In Mourning Slain Filmmaker, Dutch Confront
Limitations of Their Tolerance
By CRAIG S. SMITH
Published: November 10, 2004
http://www.nytimes.com/2004/11/10/international/europe/10dutch.html?th
(must register to view original article)
AMSTERDAM, Nov. 9 - Anger percolated through the crowd gathered Tuesday
night outside the funeral for the Dutch filmmaker Theo van Gogh, who was
killed a week ago on an Amsterdam street by a man the police described
as a Muslim extremist.
That anger is adding new fuel to a public debate over conservative Islam
in Europe's most liberal society, one that had already become a
no-holds-barred affair even before the killing of Mr. van Gogh, who had
repeatedly used epithets against Muslims. His killing has polarized the
country, giving the rest of Europe a disturbing glimpse of what may be
in store if relations with the Continent's growing immigrant communities
are not managed more adeptly.
Officials suspect that a fire at an Islamic elementary school on Tuesday
in Uden, in the south, was arson, part of what the Dutch authorities
fear are reprisals after Mr. van Gogh's killing, The Associated Press
reported.
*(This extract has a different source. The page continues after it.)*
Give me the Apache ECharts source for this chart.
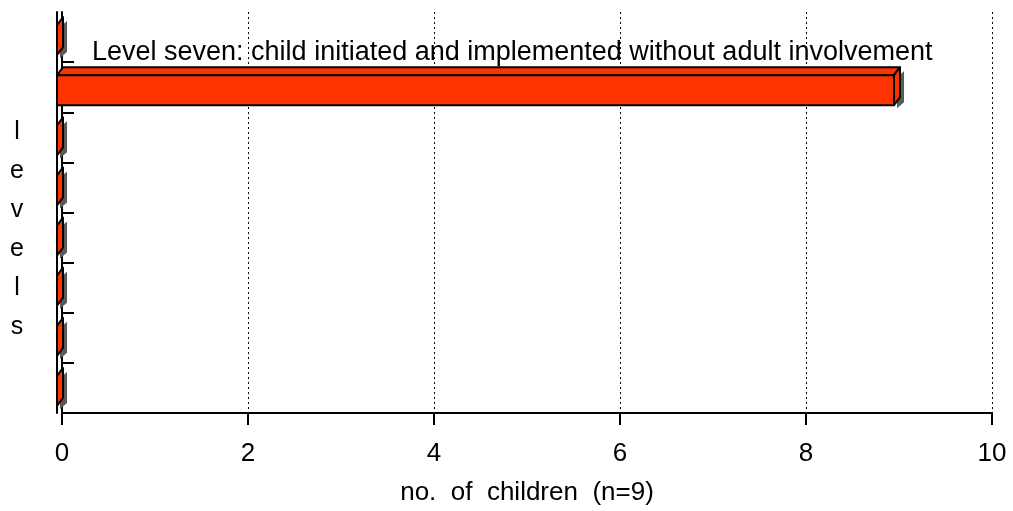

It said the authorities had reported that Muslim sites had
been the target of a half-dozen attacks in the past week.
In what seemed to be retaliation, arsonists tried to burn down
Protestant churches in Rotterdam, Utrecht and Amersfoort for the bombing
of a Muslim elementary school in Eindhoven on Monday, The Associated
Press quoted the police as saying.
The attacks have scratched the patina of tolerance on which the Dutch
have long prided themselves, particularly here, in a city where the
scent of hashish trails in the air, prostitutes beckon from red-lighted
storefront brothels and Hells Angels live side by side with Hare
Krishnas. But many Dutch now say that for years that the tradition of
tolerance had suppressed an open debate about the challenges of
integrating conservative Muslims.
Jan Colijn, 46, a bookkeeper from the central Dutch town of Gorinchem,
who was at the funeral, complained that the generous Dutch social
welfare system had allowed Muslim immigrants to isolate themselves.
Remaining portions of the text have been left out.